* **Stated goal**:
Return, without pictures, the lines from the start of the data through the one that contains "(colD) at (21.76,0);".

* **Raw data**:
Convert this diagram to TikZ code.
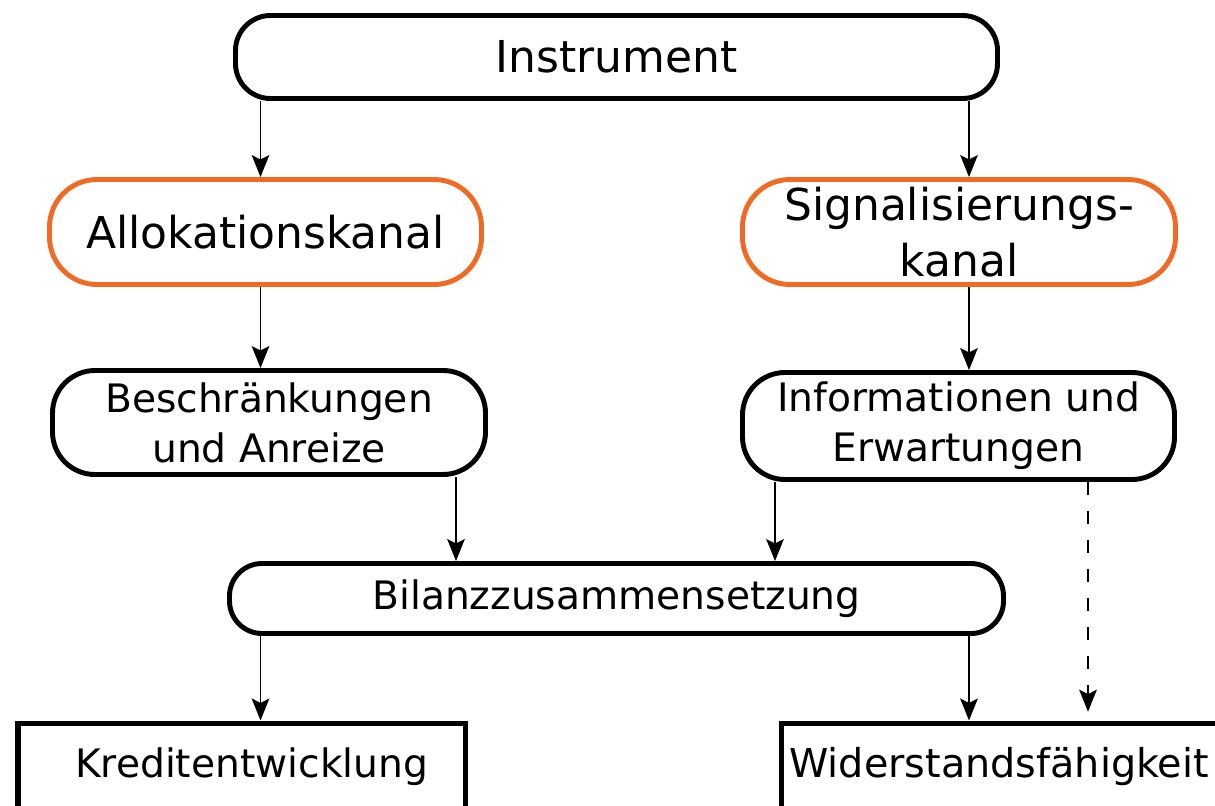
\documentclass[tikz,border=0pt]{standalone}
\usepackage{fontspec}
\setmainfont{DejaVu Sans}
\usetikzlibrary{arrows.meta}
\definecolor{kanalorange}{RGB}{240,106,35}

\begin{document}
\begin{tikzpicture}
\clip (0,0) rectangle (24.3,-16.1);

% columns of the arrows
\coordinate (colL) at (5.21,0);
\coordinate (colM) at (9.12,0);
\coordinate (colN) at (15.50,0);
\coordinate (colR) at (19.38,0);
\coordinate (colD) at (21.76,0);

\begin{scope}[every node/.style={draw,line width=2.8pt,inner sep=0pt,align=center}]
    \node[rounded corners=0.7cm,minimum width=15.24cm,minimum height=1.66cm,
          font=\fontsize{25}{32}\selectfont] (instr) at (12.33,-1.14) {Instrument};
    \node[draw=kanalorange,rounded corners=0.95cm,minimum width=8.64cm,minimum height=2.1cm,
          font=\fontsize{25}{32}\selectfont] (allok) at (5.31,-4.64) {Allokationskanal};
    \node[draw=kanalorange,rounded corners=0.95cm,minimum width=8.66cm,minimum height=2.1cm,
          font=\fontsize{25}{32}\selectfont] (signal) at (19.18,-4.64) {Signalisierungs-\\kanal};
    \node[rounded corners=0.85cm,minimum width=8.66cm,minimum height=2.08cm,
          font=\fontsize{22.3}{28.4}\selectfont] (beschr) at (5.38,-8.45) {Beschränkungen\\und Anreize};
    \node[rounded corners=0.85cm,minimum width=8.64cm,minimum height=2.14cm,
          font=\fontsize{22.3}{28.4}\selectfont] (info) at (19.17,-8.52) {Informationen und\\Erwartungen};
    \node[rounded corners=0.65cm,minimum width=15.48cm,minimum height=1.4cm,
          font=\fontsize{22.3}{28.4}\selectfont] (bilanz) at (12.33,-11.97) {Bilanzzusammensetzung};
    \node[line width=3pt,minimum width=8.94cm,text height=1.09cm,text depth=1.4cm,anchor=north west,
          font=\fontsize{22.3}{28.4}\selectfont] (kredit) at (0.31,-14.41) {\hspace*{0.4cm}Kreditentwicklung};
    \node[line width=3pt,minimum width=8.87cm,text height=1.09cm,text depth=1.4cm,anchor=north west,
          font=\fontsize{22.6}{28.4}\selectfont] (wider) at (15.57,-14.41) {Widerstandsfähigkeit\hspace*{0.15cm}};
\end{scope}

\begin{scope}[>={Stealth[length=12.5pt,width=10pt,inset=2.5pt]},
              every edge/.style={draw,line width=1.1pt}]
    \path [->] (instr.south -| colL) edge (allok.north -| colL);
    \path [->] (instr.south -| colR) edge (signal.north -| colR);
    \path [->] (allok.south -| colL) edge (beschr.north -| colL);
    \path [->] (signal.south -| colR) edge (info.north -| colR);
    \path [->] (beschr.south -| colM) edge (bilanz.north -| colM);
    \path [->] (info.south -| colN) edge (bilanz.north -| colN);
    \path [->] (info.south -| colD) edge[dash pattern=on 7.5pt off 9pt,shorten >=5pt] (wider.north -| colD);
    \path [->] (bilanz.south -| colL) edge (kredit.north -| colL);
    \path [->] (bilanz.south -| colR) edge (wider.north -| colR);
\end{scope}
\end{tikzpicture}
\end{document}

* **Result for this task**:
Convert this diagram to TikZ code.
\documentclass[tikz,border=0pt]{standalone}
\usepackage{fontspec}
\setmainfont{DejaVu Sans}
\usetikzlibrary{arrows.meta}
\definecolor{kanalorange}{RGB}{240,106,35}

\begin{document}
\begin{tikzpicture}
\clip (0,0) rectangle (24.3,-16.1);

% columns of the arrows
\coordinate (colL) at (5.21,0);
\coordinate (colM) at (9.12,0);
\coordinate (colN) at (15.50,0);
\coordinate (colR) at (19.38,0);
\coordinate (colD) at (21.76,0);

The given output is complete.